When you are playtesting, how do you distinguish between "this card won't work as is" and "this isn't a set where this card will shine?"
Well if the card "won't work as is" then probably there's no set I want it in as is. Putting it in another set with more cards that make it worth playing only works when you play a high frequency of cards from that set; you might do that when you first get the set, and you might only have one expansion, so sure it's good if a card works well in its set; but lots of the time the cards are mixed in with everything else and those combos are not there. It's good if a card from Cornucopia works well with other Cornucopia cards, but it has to be good enough to get use out of when it's the only card from Cornucopia in the game, and that's certainly the intention.
Also, how do you distinguish "this card won't work as is" and "this card won't work at all?"
Generally in the end by some argument that's card-specific, although sometimes I endlessly waste time on them first.

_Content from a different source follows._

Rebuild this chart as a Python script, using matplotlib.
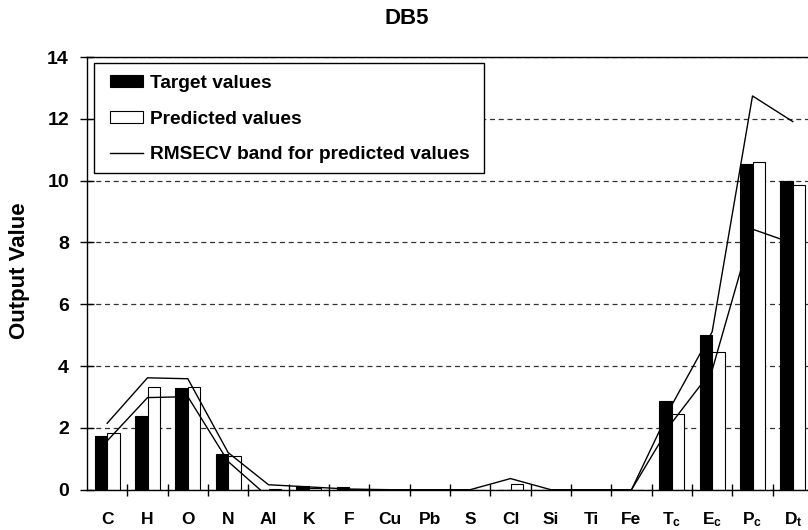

Some cards just die because people don't like them. It could be that the card is hated, or just has no fans. The Remodel from/to deck top just didn't have fans. It seemed fine but left for something that people would like more. The attack that made people discard down to 2 then draw was hated. It's not like I should have tried to add something so fun to it that the result wasn't hated; I can do the fun thing without the thing people hate.
Some cards have tracking issues or other problems with handling them. Dark Ages had "+$2 +1 Buy, copies of cards in the trash cost $1 less this turn." You spread out the trash. It's not great spreading out the trash. Graverobber / Rogue just make you divide the trash into $3-$6 and not; Forager just makes you have a pile of one of each unique treasure. This card also had rules confusion involving some cards being cheaper and others not, and cards moving to/from the trash during your turn. Then the other part of the card was, "setup: each player puts a supply card costing up to $6 into the trash." People spent forever making this decision; it was a classic, "the less it matters, the harder it is to decide" situation. Neither part wanted more work done on it.
Unsolvable power level issues are rarer and take longer to give up on. There was a card in the main set at one point that I finally gave up on in Guilds. "+$1 per action in play" started in Intrigue, and went through many iterations to become Horn of Plenty; the premise was fixable. Madman was too strong when you could buy it, but even that was fixable.